• _Exercise instructions_: Repeat the records below exactly, leaving out every picture.

• _Records with drawing code_:
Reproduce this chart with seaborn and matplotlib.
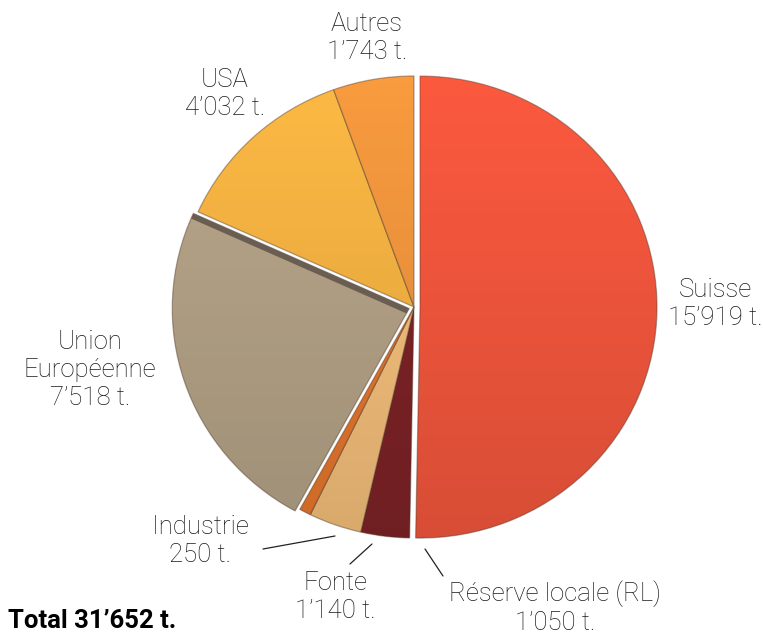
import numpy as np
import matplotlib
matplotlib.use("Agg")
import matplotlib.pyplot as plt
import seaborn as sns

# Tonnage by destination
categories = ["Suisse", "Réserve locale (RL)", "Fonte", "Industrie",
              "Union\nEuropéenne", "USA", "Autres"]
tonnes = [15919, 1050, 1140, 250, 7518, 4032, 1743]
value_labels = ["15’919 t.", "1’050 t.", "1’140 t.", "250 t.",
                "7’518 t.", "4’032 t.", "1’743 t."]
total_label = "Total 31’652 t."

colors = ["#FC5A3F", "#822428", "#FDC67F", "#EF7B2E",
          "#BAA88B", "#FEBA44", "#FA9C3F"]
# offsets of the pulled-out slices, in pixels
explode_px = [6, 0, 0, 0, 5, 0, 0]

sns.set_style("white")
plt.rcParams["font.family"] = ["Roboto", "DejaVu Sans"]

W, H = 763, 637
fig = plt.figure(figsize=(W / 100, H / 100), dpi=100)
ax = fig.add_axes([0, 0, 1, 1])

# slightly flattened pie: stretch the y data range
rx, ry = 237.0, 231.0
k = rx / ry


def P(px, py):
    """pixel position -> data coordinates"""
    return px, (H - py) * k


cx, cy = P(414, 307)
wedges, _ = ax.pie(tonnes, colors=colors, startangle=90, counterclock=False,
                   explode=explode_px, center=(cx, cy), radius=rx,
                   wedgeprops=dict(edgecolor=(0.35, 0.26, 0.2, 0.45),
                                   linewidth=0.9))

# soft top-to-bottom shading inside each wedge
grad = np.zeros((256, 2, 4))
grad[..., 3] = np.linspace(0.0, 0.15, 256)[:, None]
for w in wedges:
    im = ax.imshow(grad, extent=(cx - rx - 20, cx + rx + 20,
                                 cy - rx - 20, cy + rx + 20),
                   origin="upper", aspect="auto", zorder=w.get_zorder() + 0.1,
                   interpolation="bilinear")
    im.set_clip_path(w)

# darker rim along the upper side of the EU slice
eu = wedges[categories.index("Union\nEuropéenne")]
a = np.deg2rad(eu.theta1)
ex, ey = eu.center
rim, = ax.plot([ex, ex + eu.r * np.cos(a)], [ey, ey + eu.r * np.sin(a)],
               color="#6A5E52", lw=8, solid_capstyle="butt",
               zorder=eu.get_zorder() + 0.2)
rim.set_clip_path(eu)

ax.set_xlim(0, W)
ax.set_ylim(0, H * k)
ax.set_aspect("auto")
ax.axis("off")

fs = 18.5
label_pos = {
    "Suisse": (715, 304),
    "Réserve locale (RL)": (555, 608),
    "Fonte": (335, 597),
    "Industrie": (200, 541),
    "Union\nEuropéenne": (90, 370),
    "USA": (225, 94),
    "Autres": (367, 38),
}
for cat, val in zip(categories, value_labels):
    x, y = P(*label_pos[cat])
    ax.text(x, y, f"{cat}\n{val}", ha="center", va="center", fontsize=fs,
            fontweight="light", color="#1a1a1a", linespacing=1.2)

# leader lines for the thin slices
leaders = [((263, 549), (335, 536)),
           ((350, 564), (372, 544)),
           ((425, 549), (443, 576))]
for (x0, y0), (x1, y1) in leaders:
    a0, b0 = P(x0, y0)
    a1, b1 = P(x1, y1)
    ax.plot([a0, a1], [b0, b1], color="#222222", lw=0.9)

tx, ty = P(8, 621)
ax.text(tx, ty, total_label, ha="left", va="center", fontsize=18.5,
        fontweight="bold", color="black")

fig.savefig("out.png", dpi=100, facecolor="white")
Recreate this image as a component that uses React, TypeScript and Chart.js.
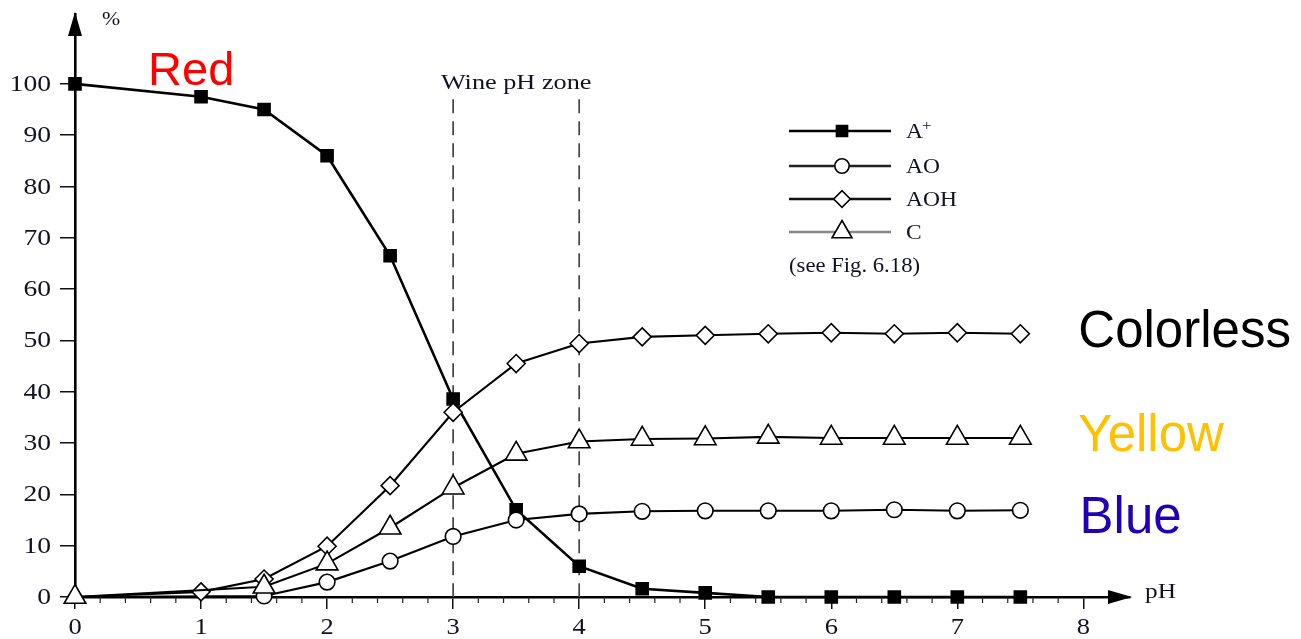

• _Response_:
Reproduce this chart with seaborn and matplotlib.
import numpy as np
import matplotlib
matplotlib.use("Agg")
import matplotlib.pyplot as plt
import seaborn as sns

# Tonnage by destination
categories = ["Suisse", "Réserve locale (RL)", "Fonte", "Industrie",
              "Union\nEuropéenne", "USA", "Autres"]
tonnes = [15919, 1050, 1140, 250, 7518, 4032, 1743]
value_labels = ["15’919 t.", "1’050 t.", "1’140 t.", "250 t.",
                "7’518 t.", "4’032 t.", "1’743 t."]
total_label = "Total 31’652 t."

colors = ["#FC5A3F", "#822428", "#FDC67F", "#EF7B2E",
          "#BAA88B", "#FEBA44", "#FA9C3F"]
# offsets of the pulled-out slices, in pixels
explode_px = [6, 0, 0, 0, 5, 0, 0]

sns.set_style("white")
plt.rcParams["font.family"] = ["Roboto", "DejaVu Sans"]

W, H = 763, 637
fig = plt.figure(figsize=(W / 100, H / 100), dpi=100)
ax = fig.add_axes([0, 0, 1, 1])

# slightly flattened pie: stretch the y data range
rx, ry = 237.0, 231.0
k = rx / ry


def P(px, py):
    """pixel position -> data coordinates"""
    return px, (H - py) * k


cx, cy = P(414, 307)
wedges, _ = ax.pie(tonnes, colors=colors, startangle=90, counterclock=False,
                   explode=explode_px, center=(cx, cy), radius=rx,
                   wedgeprops=dict(edgecolor=(0.35, 0.26, 0.2, 0.45),
                                   linewidth=0.9))

# soft top-to-bottom shading inside each wedge
grad = np.zeros((256, 2, 4))
grad[..., 3] = np.linspace(0.0, 0.15, 256)[:, None]
for w in wedges:
    im = ax.imshow(grad, extent=(cx - rx - 20, cx + rx + 20,
                                 cy - rx - 20, cy + rx + 20),
                   origin="upper", aspect="auto", zorder=w.get_zorder() + 0.1,
                   interpolation="bilinear")
    im.set_clip_path(w)

# darker rim along the upper side of the EU slice
eu = wedges[categories.index("Union\nEuropéenne")]
a = np.deg2rad(eu.theta1)
ex, ey = eu.center
rim, = ax.plot([ex, ex + eu.r * np.cos(a)], [ey, ey + eu.r * np.sin(a)],
               color="#6A5E52", lw=8, solid_capstyle="butt",
               zorder=eu.get_zorder() + 0.2)
rim.set_clip_path(eu)

ax.set_xlim(0, W)
ax.set_ylim(0, H * k)
ax.set_aspect("auto")
ax.axis("off")

fs = 18.5
label_pos = {
    "Suisse": (715, 304),
    "Réserve locale (RL)": (555, 608),
    "Fonte": (335, 597),
    "Industrie": (200, 541),
    "Union\nEuropéenne": (90, 370),
    "USA": (225, 94),
    "Autres": (367, 38),
}
for cat, val in zip(categories, value_labels):
    x, y = P(*label_pos[cat])
    ax.text(x, y, f"{cat}\n{val}", ha="center", va="center", fontsize=fs,
            fontweight="light", color="#1a1a1a", linespacing=1.2)

# leader lines for the thin slices
leaders = [((263, 549), (335, 536)),
           ((350, 564), (372, 544)),
           ((425, 549), (443, 576))]
for (x0, y0), (x1, y1) in leaders:
    a0, b0 = P(x0, y0)
    a1, b1 = P(x1, y1)
    ax.plot([a0, a1], [b0, b1], color="#222222", lw=0.9)

tx, ty = P(8, 621)
ax.text(tx, ty, total_label, ha="left", va="center", fontsize=18.5,
        fontweight="bold", color="black")

fig.savefig("out.png", dpi=100, facecolor="white")
Recreate this image as a component that uses React, TypeScript and Chart.js.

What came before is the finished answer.